-- Begin Dataset content --

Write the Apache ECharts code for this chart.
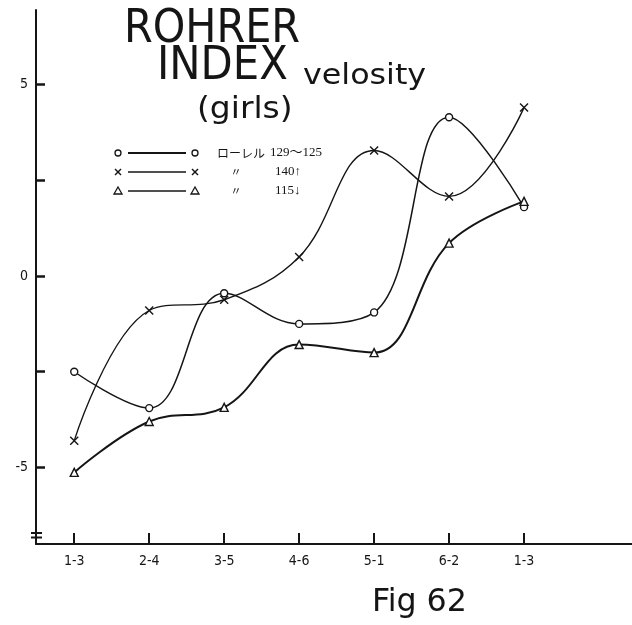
<!DOCTYPE html>
<html><head><meta charset="utf-8">
<script src="https://cdn.jsdelivr.net/npm/echarts@6/dist/echarts.min.js"></script>
<style>html,body{margin:0;padding:0;background:#fff}#c{width:632px;height:625px}</style>
</head><body><div id="c"></div>
<script>
// ---- data ----
const categories = ['1-3', '2-4', '3-5', '4-6', '5-1', '6-2', '1-3'];
const yTickValues = [-5, -2.5, 0, 2.5, 5];
const yLabelValues = [-5, 0, 5];
const laurelMid  = [-2.5, -3.45, -0.45, -1.25, -0.95, 4.15, 1.8];   // o  ローレル129〜125
const laurelHigh = [-4.3, -0.9, -0.62, 0.5, 3.28, 2.08, 4.4];        // x  140↑
const laurelLow  = [-5.13, -3.8, -3.43, -1.79, -2.0, 0.86, 1.95];    // △  115↓
const legendNames = ['ローレル', '〃', '〃'];
const legendValues = ['129〜125', '140↑', '115↓'];
const titleLines = ['ROHRER', 'INDEX', 'velosity', '(girls)'];
const figLabel = 'Fig 62';

// ---- chart ----
const INK = '#151515';
const xSym = 'path://M0,0L10,10M10,0L0,10';
const toPts = arr => arr.map((v, i) => [i, v]);
const catIdx = categories.map((c, i) => i);

const chart = echarts.init(document.getElementById('c'));

function mkSeries(name, data, symbol, size, lw) {
  return {
    name, type: 'line', data: toPts(data), smooth: 0.4,
    symbol, symbolSize: size,
    lineStyle: { color: INK, width: lw },
    itemStyle: { color: '#fff', borderColor: INK, borderWidth: 1.4 },
    z: 3
  };
}

const legendSymbols = ['circle', xSym, 'triangle'];
const legendGraphics = [];
const rowY = [153, 172, 191];
rowY.forEach((y, r) => {
  const sym = legendSymbols[r];
  [118, 195].forEach(cx => {
    if (sym === 'circle') legendGraphics.push({ type: 'circle', shape: { cx, cy: y, r: 3 }, style: { fill: '#fff', stroke: INK, lineWidth: 1.3 } });
    else if (sym === 'triangle') legendGraphics.push({ type: 'polygon', shape: { points: [[cx, y - 4], [cx - 4, y + 3], [cx + 4, y + 3]] }, style: { fill: '#fff', stroke: INK, lineWidth: 1.3 } });
    else legendGraphics.push({ type: 'polyline', shape: { points: [[cx - 3, y - 3], [cx + 3, y + 3]] }, style: { stroke: INK, lineWidth: 1.4 } },
                             { type: 'polyline', shape: { points: [[cx + 3, y - 3], [cx - 3, y + 3]] }, style: { stroke: INK, lineWidth: 1.4 } });
  });
  legendGraphics.push({ type: 'line', shape: { x1: 128, y1: y, x2: 186, y2: y }, style: { stroke: INK, lineWidth: r === 0 ? 2 : 1.5 } });
  if (r === 0) {
    legendGraphics.push({ type: 'text', style: { text: legendNames[r], x: 217, y, font: '12px "Noto Sans CJK JP"', fill: INK, textVerticalAlign: 'middle' } });
  } else {
    legendGraphics.push({ type: 'text', style: { text: legendNames[r], x: 236, y, font: '11px "Noto Sans CJK JP"', fill: INK, textAlign: 'center', textVerticalAlign: 'middle' } });
  }
  legendGraphics.push({ type: 'text', style: { text: legendValues[r], x: r === 0 ? 270 : 275, y, font: '13px "Liberation Serif","Noto Sans CJK JP"', fill: INK, textVerticalAlign: 'middle' } });
});

const TF = '"Liberation Sans Narrow","DejaVu Sans Condensed","Liberation Sans"';
function tText(text, x, y, size, sx) {
  return { type: 'text', x, y, scaleX: sx, style: { text, x: 0, y: 0, font: size + 'px ' + TF, fill: INK, textVerticalAlign: 'middle' } };
}
const titleGraphics = [
  tText(titleLines[0], 124, 30, 46, 1.0),
  tText(titleLines[1], 157, 67, 46, 1.01),
  tText(titleLines[2], 303, 77, 28, 1.26),
  tText(titleLines[3], 197, 110, 30, 1.22),
  tText(figLabel, 372, 603, 32, 1.1),
  // axis break mark
  { type: 'line', shape: { x1: 31, y1: 533, x2: 42, y2: 533 }, style: { stroke: INK, lineWidth: 2 } },
  { type: 'line', shape: { x1: 31, y1: 537.5, x2: 42, y2: 537.5 }, style: { stroke: INK, lineWidth: 2 } }
];

chart.setOption({
  backgroundColor: '#fff',
  animation: false,
  grid: { left: 36, right: 0, top: 10, bottom: 81, containLabel: false },
  xAxis: {
    type: 'value', min: -0.51, max: 7.44,
    splitLine: { show: false },
    axisLine: { show: true, onZero: false, lineStyle: { color: INK, width: 2 } },
    axisTick: { show: true, inside: true, length: 11, lineStyle: { color: INK, width: 2 }, customValues: catIdx },
    axisLabel: { customValues: catIdx, formatter: v => categories[Math.round(v)], color: INK, fontSize: 14, margin: 10, fontFamily: TF }
  },
  yAxis: {
    type: 'value', min: -7, max: 6.95,
    splitLine: { show: false },
    axisLine: { show: true, onZero: false, lineStyle: { color: INK, width: 2 } },
    axisTick: { show: true, inside: true, length: 9, lineStyle: { color: INK, width: 2.5 }, customValues: yTickValues },
    axisLabel: { customValues: yLabelValues, color: INK, fontSize: 14, margin: 8, fontFamily: TF }
  },
  series: [
    mkSeries('ローレル129〜125', laurelMid, 'circle', 7, 1.5),
    mkSeries('140↑', laurelHigh, xSym, 8, 1.4),
    mkSeries('115↓', laurelLow, 'triangle', 8, 2)
  ],
  graphic: titleGraphics.concat(legendGraphics)
});
</script>
</body></html>
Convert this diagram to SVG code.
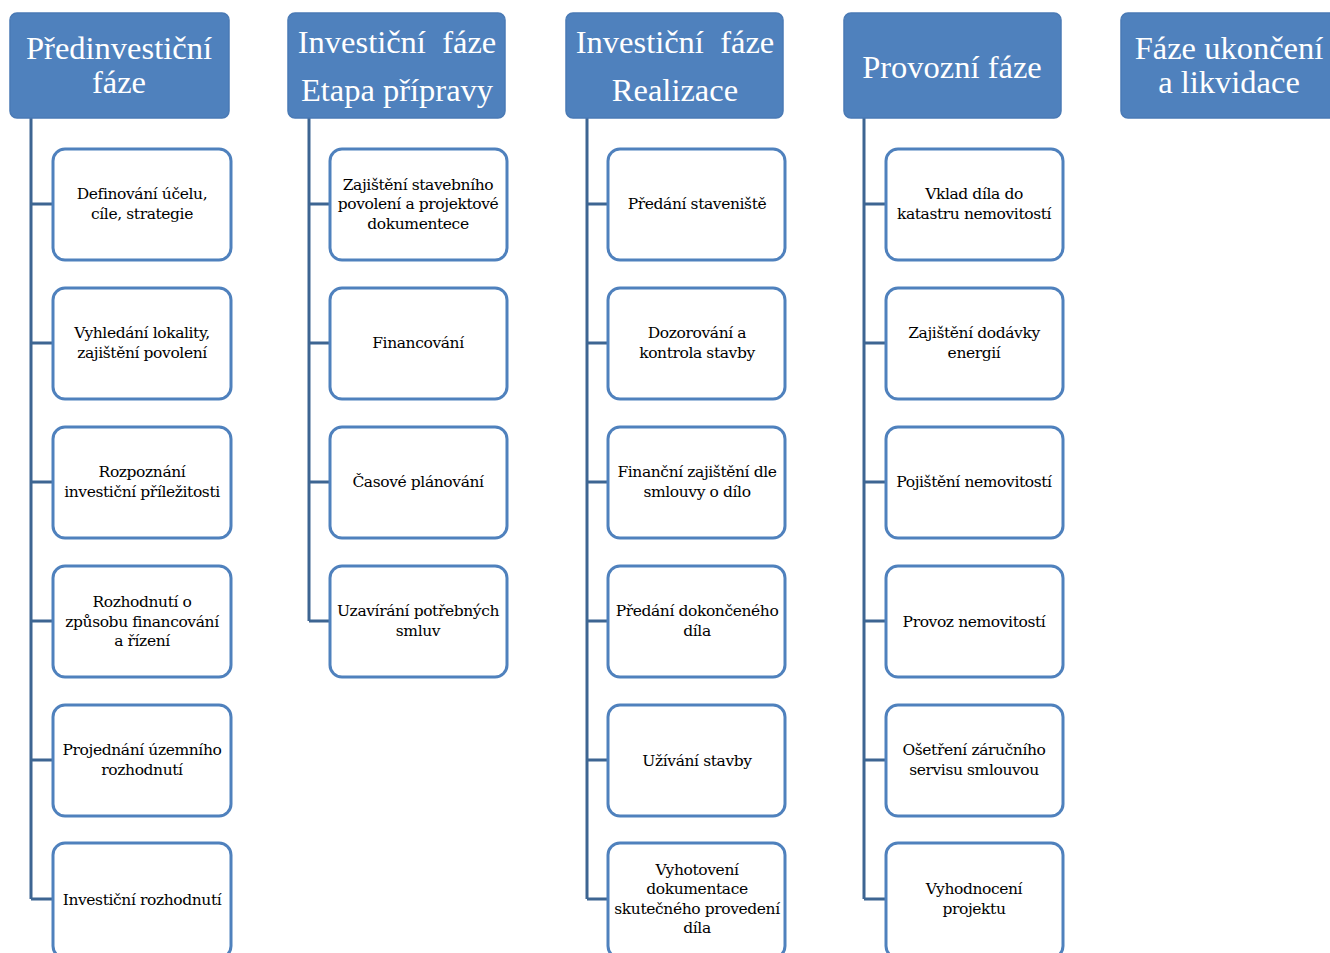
<svg xmlns="http://www.w3.org/2000/svg" width="1330" height="953" viewBox="0 0 1330 953">
<style>
.hdr{fill:#4F81BD;stroke:#4A7AB5;stroke-width:1.5}
.ht{font-family:"Liberation Serif",serif;font-size:32.5px;fill:#FFFFFF;text-anchor:middle}
.box{fill:#FFFFFF;stroke:#4F81BD;stroke-width:3}
.bt{font-family:"DejaVu Serif",serif;font-size:15.5px;fill:#000000;text-anchor:middle;letter-spacing:-0.4px}
.con{fill:none;stroke:#3D6592;stroke-width:3}
</style>
<rect width="1330" height="953" fill="#FFFFFF"/>
<g id="connectors">
<path class="con" d="M31,118 V899 M31,204 H53 M31,343 H53 M31,482 H53 M31,621 H53 M31,760 H53 M31,899 H53"/>
<path class="con" d="M309,118 V621 M309,204 H330 M309,343 H330 M309,482 H330 M309,621 H330"/>
<path class="con" d="M587,118 V899 M587,204 H608 M587,343 H608 M587,482 H608 M587,621 H608 M587,760 H608 M587,899 H608"/>
<path class="con" d="M864,118 V899 M864,204 H886 M864,343 H886 M864,482 H886 M864,621 H886 M864,760 H886 M864,899 H886"/>
</g>
<g id="h1"><rect class="hdr" x="10" y="13" width="219" height="105" rx="7"/><text class="ht" x="119" y="59">Předinvestiční</text><text class="ht" x="119" y="93">fáze</text></g>
<g id="h2"><rect class="hdr" x="288" y="13" width="217" height="105" rx="7"/><text class="ht" x="397" y="53" xml:space="preserve">Investiční  fáze</text><text class="ht" x="397" y="101">Etapa přípravy</text></g>
<g id="h3"><rect class="hdr" x="566" y="13" width="217" height="105" rx="7"/><text class="ht" x="675" y="53" xml:space="preserve">Investiční  fáze</text><text class="ht" x="675" y="101">Realizace</text></g>
<g id="h4"><rect class="hdr" x="844" y="13" width="217" height="105" rx="7"/><text class="ht" x="952" y="78">Provozní fáze</text></g>
<g id="h5"><rect class="hdr" x="1121" y="13" width="218" height="105" rx="7"/><text class="ht" x="1229" y="59">Fáze ukončení</text><text class="ht" x="1229" y="93">a likvidace</text></g>

<g id="c1n1"><rect class="box" x="53" y="149" width="178" height="111" rx="12"/><text class="bt" x="142" y="199">Definování účelu,</text><text class="bt" x="142" y="219">cíle, strategie</text></g>
<g id="c1n2"><rect class="box" x="53" y="288" width="178" height="111" rx="12"/><text class="bt" x="142" y="338">Vyhledání lokality,</text><text class="bt" x="142" y="358">zajištění povolení</text></g>
<g id="c1n3"><rect class="box" x="53" y="427" width="178" height="111" rx="12"/><text class="bt" x="142" y="477">Rozpoznání</text><text class="bt" x="142" y="497">investiční příležitosti</text></g>
<g id="c1n4"><rect class="box" x="53" y="566" width="178" height="111" rx="12"/><text class="bt" x="142" y="607">Rozhodnutí o</text><text class="bt" x="142" y="627">způsobu financování</text><text class="bt" x="142" y="646">a řízení</text></g>
<g id="c1n5"><rect class="box" x="53" y="705" width="178" height="111" rx="12"/><text class="bt" x="142" y="755">Projednání územního</text><text class="bt" x="142" y="775">rozhodnutí</text></g>
<g id="c1n6"><rect class="box" x="53" y="843" width="178" height="115" rx="12"/><text class="bt" x="142" y="905">Investiční rozhodnutí</text></g>

<g id="c2n1"><rect class="box" x="330" y="149" width="177" height="111" rx="12"/><text class="bt" x="418" y="190">Zajištění stavebního</text><text class="bt" x="418" y="209">povolení a projektové</text><text class="bt" x="418" y="229">dokumentece</text></g>
<g id="c2n2"><rect class="box" x="330" y="288" width="177" height="111" rx="12"/><text class="bt" x="418" y="348">Financování</text></g>
<g id="c2n3"><rect class="box" x="330" y="427" width="177" height="111" rx="12"/><text class="bt" x="418" y="487">Časové plánování</text></g>
<g id="c2n4"><rect class="box" x="330" y="566" width="177" height="111" rx="12"/><text class="bt" x="418" y="616">Uzavírání potřebných</text><text class="bt" x="418" y="636">smluv</text></g>

<g id="c3n1"><rect class="box" x="608" y="149" width="177" height="111" rx="12"/><text class="bt" x="697" y="209">Předání staveniště</text></g>
<g id="c3n2"><rect class="box" x="608" y="288" width="177" height="111" rx="12"/><text class="bt" x="697" y="338">Dozorování a</text><text class="bt" x="697" y="358">kontrola stavby</text></g>
<g id="c3n3"><rect class="box" x="608" y="427" width="177" height="111" rx="12"/><text class="bt" x="697" y="477">Finanční zajištění dle</text><text class="bt" x="697" y="497">smlouvy o dílo</text></g>
<g id="c3n4"><rect class="box" x="608" y="566" width="177" height="111" rx="12"/><text class="bt" x="697" y="616">Předání dokončeného</text><text class="bt" x="697" y="636">díla</text></g>
<g id="c3n5"><rect class="box" x="608" y="705" width="177" height="111" rx="12"/><text class="bt" x="697" y="766">Užívání stavby</text></g>
<g id="c3n6"><rect class="box" x="608" y="843" width="177" height="115" rx="12"/><text class="bt" x="697" y="875">Vyhotovení</text><text class="bt" x="697" y="894">dokumentace</text><text class="bt" x="697" y="914">skutečného provedení</text><text class="bt" x="697" y="933">díla</text></g>

<g id="c4n1"><rect class="box" x="886" y="149" width="177" height="111" rx="12"/><text class="bt" x="974" y="199">Vklad díla do</text><text class="bt" x="974" y="219">katastru nemovitostí</text></g>
<g id="c4n2"><rect class="box" x="886" y="288" width="177" height="111" rx="12"/><text class="bt" x="974" y="338">Zajištění dodávky</text><text class="bt" x="974" y="358">energií</text></g>
<g id="c4n3"><rect class="box" x="886" y="427" width="177" height="111" rx="12"/><text class="bt" x="974" y="487">Pojištění nemovitostí</text></g>
<g id="c4n4"><rect class="box" x="886" y="566" width="177" height="111" rx="12"/><text class="bt" x="974" y="627">Provoz nemovitostí</text></g>
<g id="c4n5"><rect class="box" x="886" y="705" width="177" height="111" rx="12"/><text class="bt" x="974" y="755">Ošetření záručního</text><text class="bt" x="974" y="775">servisu smlouvou</text></g>
<g id="c4n6"><rect class="box" x="886" y="843" width="177" height="115" rx="12"/><text class="bt" x="974" y="894">Vyhodnocení</text><text class="bt" x="974" y="914">projektu</text></g>
</svg>
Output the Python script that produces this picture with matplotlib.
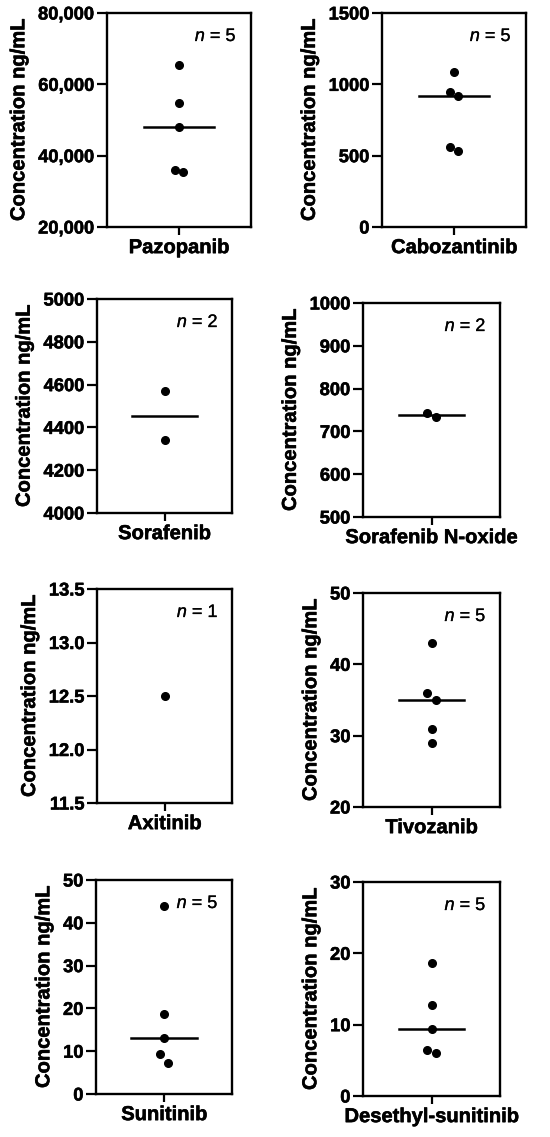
import numpy as np
import matplotlib
matplotlib.use("Agg")
import matplotlib.pyplot as plt
import matplotlib.patheffects as pe
from matplotlib.ticker import FuncFormatter

# ---------------- data ----------------
drugs = ["Pazopanib", "Cabozantinib", "Sorafenib", "Sorafenib N-oxide",
         "Axitinib", "Tivozanib", "Sunitinib", "Desethyl-sunitinib"]

pazopanib = [65300, 54700, 48100, 35900, 35500]
cabozantinib = [1084, 946, 916, 558, 535]
sorafenib = [4569, 4340]
sorafenib_n_oxide = [744, 734]
axitinib = [12.5]
tivozanib = [43, 36, 35, 31, 29]
sunitinib = [44.0, 18.6, 13.1, 9.25, 7.3]
desethyl_sunitinib = [18.7, 12.7, 9.4, 6.5, 6.0]

# side-by-side placement index of overlapping points (-1 left, 0 centre, 1 right)
pazopanib_side = [0, 0, 0, -1, 1]
cabozantinib_side = [0, -1, 1, -1, 1]
sorafenib_side = [0, 0]
sorafenib_n_oxide_side = [-1, 1]
axitinib_side = [0]
tivozanib_side = [0, -1, 1, 0, 0]
sunitinib_side = [0, 0, 0, -1, 1]
desethyl_sunitinib_side = [0, 0, 0, -1, 1]

y_ranges = [(20000, 80000), (0, 1500), (4000, 5000), (500, 1000),
            (11.5, 13.5), (20, 50), (0, 50), (0, 30)]
y_ticks = [[20000, 40000, 60000, 80000], [0, 500, 1000, 1500],
           [4000, 4200, 4400, 4600, 4800, 5000], [500, 600, 700, 800, 900, 1000],
           [11.5, 12.0, 12.5, 13.0, 13.5], [20, 30, 40, 50],
           [0, 10, 20, 30, 40, 50], [0, 10, 20, 30]]
tick_formats = ["comma", "int", "int", "int", "dec1", "int", "int", "int"]

values = [pazopanib, cabozantinib, sorafenib, sorafenib_n_oxide,
          axitinib, tivozanib, sunitinib, desethyl_sunitinib]
sides = [pazopanib_side, cabozantinib_side, sorafenib_side, sorafenib_n_oxide_side,
         axitinib_side, tivozanib_side, sunitinib_side, desethyl_sunitinib_side]

# ---------------- layout (pixels: left, right, top, bottom) ----------------
W, H = 550, 1137
boxes = [(107, 251, 13, 227), (382, 526, 13, 227),
         (97, 232, 299, 513), (363, 500, 303, 517),
         (97, 232, 589, 803), (363, 500, 593, 807),
         (96, 232, 880, 1094), (363, 500, 882, 1096)]

plt.rcParams["font.family"] = ["Liberation Sans", "DejaVu Sans"]
plt.rcParams["mathtext.fontset"] = "custom"
plt.rcParams["mathtext.it"] = "Liberation Sans:italic"
plt.rcParams["mathtext.rm"] = "Liberation Sans"
fig = plt.figure(figsize=(W / 100, H / 100), dpi=100)

heavy = [pe.withStroke(linewidth=0.4, foreground="black")]
light = [pe.withStroke(linewidth=0.2, foreground="black")]

fmt = {
    "comma": FuncFormatter(lambda v, p: f"{int(round(v)):,}"),
    "int": FuncFormatter(lambda v, p: f"{int(round(v))}"),
    "dec1": FuncFormatter(lambda v, p: f"{v:.1f}"),
}

for i, (name, vals, sd) in enumerate(zip(drugs, values, sides)):
    l, r, t, b = boxes[i]
    ax = fig.add_axes([l / W, 1 - b / H, (r - l) / W, (b - t) / H])
    x = np.array(sd) * 0.06
    ax.plot(x, vals, "o", color="black", markersize=5.5, linestyle="none",
            clip_on=False, zorder=3)
    if len(vals) > 1:
        med = np.median(vals)
        ax.plot([-0.48, 0.48], [med, med], color="black", lw=1.8, zorder=2)
    ax.set_xlim(-1, 1)
    ax.set_ylim(*y_ranges[i])
    ax.set_yticks(y_ticks[i])
    ax.yaxis.set_major_formatter(fmt[tick_formats[i]])
    ax.set_xticks([0])
    ax.set_xticklabels([name], fontsize=14.5, fontweight="bold")
    for lab in ax.get_xticklabels():
        lab.set_path_effects(heavy)
    for lab in ax.get_yticklabels():
        lab.set_fontsize(13.2)
        lab.set_fontweight("bold")
        lab.set_path_effects(heavy)
    ax.tick_params(axis="y", direction="out", length=7, width=1.6,
                   color="black", pad=2)
    ax.tick_params(axis="x", direction="out", length=6, width=1.6,
                   color="black", pad=2)
    for s in ax.spines.values():
        s.set_linewidth(1.7)
        s.set_color("black")
    ax.set_ylabel("Concentration ng/mL", fontsize=14.5, fontweight="bold",
                  labelpad=7, path_effects=heavy)
    ax.text(0.9, 0.89, f"$n$ = {len(vals)}", transform=ax.transAxes,
            ha="right", va="center", fontsize=13, path_effects=light)

fig.savefig("out.png", dpi=100)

-- End Dataset content --

__Task instructions__
Copy each line containing the word "this" from the data.

__Task response__
Write the Apache ECharts code for this chart.
Convert this diagram to SVG code.
Output the Python script that produces this picture with matplotlib.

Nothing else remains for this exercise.